Bumble bee numbers tumble with climate change: study
Climate change has contributed to a sharp drop in bumble bee populations across North America and Europe in recent decades, scientists said Friday.
Compared to the period 1900-1974, bumble bee numbers across dozens of distinct species dropped, on average, 46 percent during the first 15 years of the 21st century in Canada and the United States.
In Europe, the corresponding decline of the pollinators was 17 percent, they reported in the journal Science.
Many species of bees and other insects are in a downward spiral, previous research has shown.
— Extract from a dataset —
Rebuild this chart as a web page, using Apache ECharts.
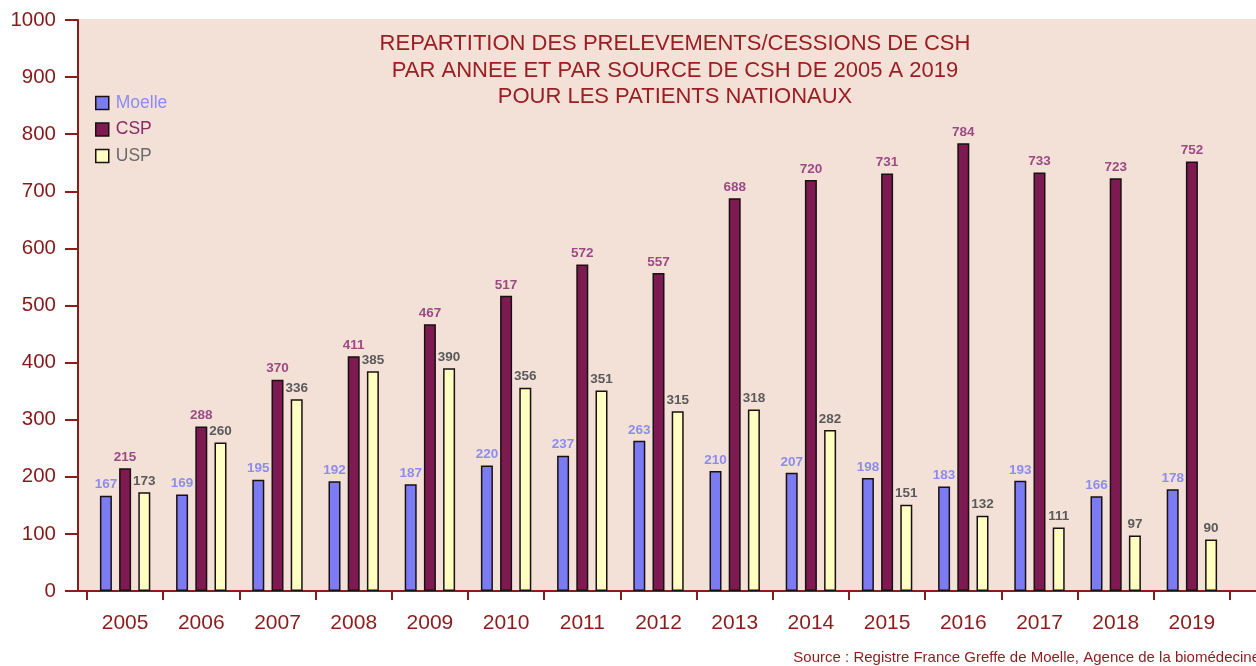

Nearly half of all insect species worldwide are in decline and a third could disappear altogether by century’s end, scientists concluded last year in a landmark study, warning about dire consequences for crop pollination and natural food chains.
But the main drivers of extinction are thought to be habitat loss and pesticide use, and teasing out the possible impact of climate change -- a more recent threat -- “has proven exceptionally challenging,” researchers led by Peter Soroye, a biologist at the University of Ottawa, said in the new study.
To get around that problem, the scientists analysed more than half-a-million geo-localised bumble bee sightings mapped onto a 100-km2 grid in each continent.
They analysed population changes over time in each grid and matched those to average increases or decreases in temperature, as well as heat peaks beyond the threshold of bumble bee tolerance.